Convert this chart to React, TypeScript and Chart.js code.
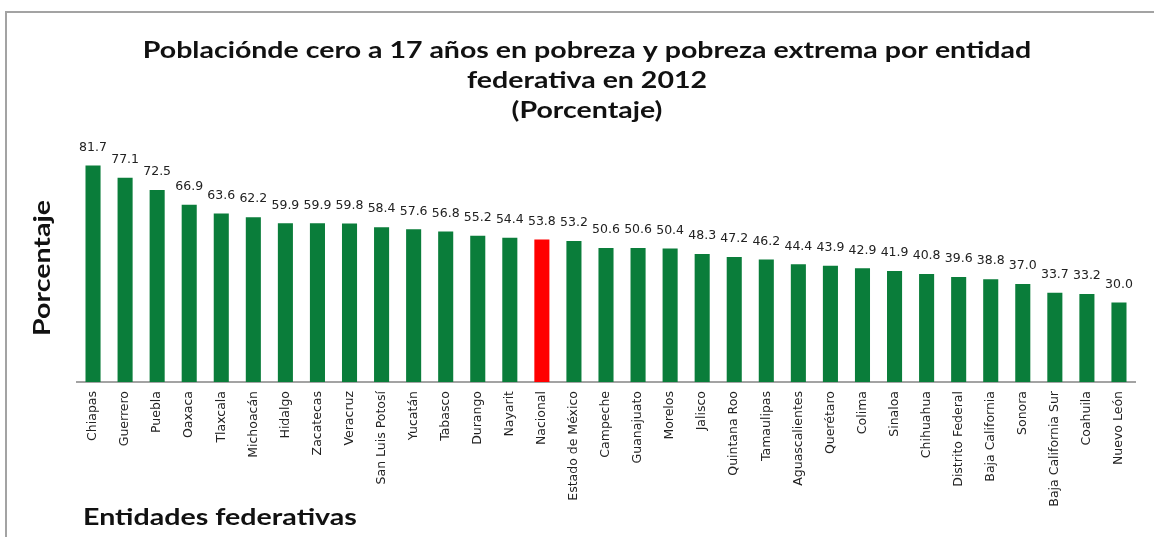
import React, { useEffect, useRef } from "react";
import { Chart, registerables } from "chart.js";

Chart.register(...registerables);

const categories: string[] = [
  "Chiapas", "Guerrero", "Puebla", "Oaxaca", "Tlaxcala", "Michoacán", "Hidalgo",
  "Zacatecas", "Veracruz", "San Luis Potosí", "Yucatán", "Tabasco", "Durango",
  "Nayarit", "Nacional", "Estado de México", "Campeche", "Guanajuato", "Morelos",
  "Jalisco", "Quintana Roo", "Tamaulipas", "Aguascalientes", "Querétaro", "Colima",
  "Sinaloa", "Chihuahua", "Distrito Federal", "Baja California", "Sonora",
  "Baja California Sur", "Coahuila", "Nuevo León",
];

const values: number[] = [
  81.7, 77.1, 72.5, 66.9, 63.6, 62.2, 59.9, 59.9, 59.8, 58.4, 57.6, 56.8, 55.2,
  54.4, 53.8, 53.2, 50.6, 50.6, 50.4, 48.3, 47.2, 46.2, 44.4, 43.9, 42.9, 41.9,
  40.8, 39.6, 38.8, 37.0, 33.7, 33.2, 30.0,
];

const highlighted = "Nacional";

const titleLines: string[] = [
  "Poblaciónde cero a 17 años en pobreza y pobreza extrema por entidad",
  "federativa en 2012",
  "(Porcentaje)",
];
const yAxisTitle = "Porcentaje";
const xAxisTitle = "Entidades federativas";

const GREEN = "#0a7d3a";
const RED = "#ff0000";

export default function App() {
  const ref = useRef<HTMLCanvasElement | null>(null);

  useEffect(() => {
    if (!ref.current) return;

    const decorations = {
      id: "decorations",
      beforeDraw(chart: any) {
        const ctx = chart.ctx;
        ctx.save();
        ctx.fillStyle = "#ffffff";
        ctx.fillRect(0, 0, chart.width, chart.height);
        ctx.strokeStyle = "#a3a3a3";
        ctx.lineWidth = 2;
        ctx.beginPath();
        ctx.moveTo(6, chart.height);
        ctx.lineTo(6, 12);
        ctx.lineTo(chart.width, 12);
        ctx.stroke();
        ctx.restore();
      },
      afterDraw(chart: any) {
        const ctx = chart.ctx;
        ctx.save();
        ctx.fillStyle = "#111111";
        ctx.textAlign = "center";
        ctx.textBaseline = "middle";
        ctx.font = "bold 23px Lato";
        const ys = [51, 81, 111];
        titleLines.forEach((t, i) => {
          ctx.save();
          ctx.translate(587, ys[i]);
          ctx.scale(1.24, 1);
          ctx.fillText(t, 0, 0);
          ctx.restore();
        });
        // y axis title
        ctx.save();
        ctx.translate(43, 268);
        ctx.rotate(-Math.PI / 2);
        ctx.scale(1.24, 1);
        ctx.font = "bold 23px Lato";
        ctx.fillText(yAxisTitle, 0, 0);
        ctx.restore();
        // x axis title
        ctx.save();
        ctx.translate(83, 518);
        ctx.scale(1.3, 1);
        ctx.textAlign = "left";
        ctx.font = "bold 22px Lato";
        ctx.fillText(xAxisTitle, 0, 0);
        ctx.restore();
        // value labels
        const meta = chart.getDatasetMeta(0);
        ctx.textAlign = "center";
        ctx.font = "12.5px 'DejaVu Sans'";
        ctx.fillStyle = "#222222";
        meta.data.forEach((el: any, i: number) => {
          ctx.fillText(values[i].toFixed(1), el.x, el.y - 18);
        });
        ctx.restore();
      },
    };

    const chart = new Chart(ref.current, {
      type: "bar",
      data: {
        labels: categories,
        datasets: [
          {
            data: values,
            backgroundColor: categories.map((c) => (c === highlighted ? RED : GREEN)),
            categoryPercentage: 1,
            barPercentage: 0.47,
          },
        ],
      },
      options: {
        responsive: false,
        animation: false,
        devicePixelRatio: 1,
        layout: { padding: { left: 77, right: 19, top: 117, bottom: 0 } },
        plugins: {
          legend: { display: false },
          title: { display: false },
          tooltip: { enabled: false },
        },
        scales: {
          x: {
            afterFit: (scale: any) => {
              scale.height = 155;
            },
            grid: { display: false, drawTicks: false },
            border: { display: true, color: "#a3a3a3", width: 2 },
            ticks: {
              autoSkip: false,
              maxRotation: 90,
              minRotation: 90,
              padding: 9,
              color: "#222222",
              font: { family: "'DejaVu Sans'", size: 12.5 },
            },
          },
          y: {
            display: false,
            min: 0,
            max: 100,
          },
        },
      },
      plugins: [decorations],
    } as any);

    return () => chart.destroy();
  }, []);

  return (
    <div style={{ position: "fixed", left: 0, top: 0, width: 1154, height: 537 }}>
      <canvas ref={ref} width={1154} height={537} />
    </div>
  );
}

§ §

> [Problem to work on]: Copy every single line of the material above that holds "React".

> [Answer to this task]:
Convert this chart to React, TypeScript and Chart.js code.
import React, { useEffect, useRef } from "react";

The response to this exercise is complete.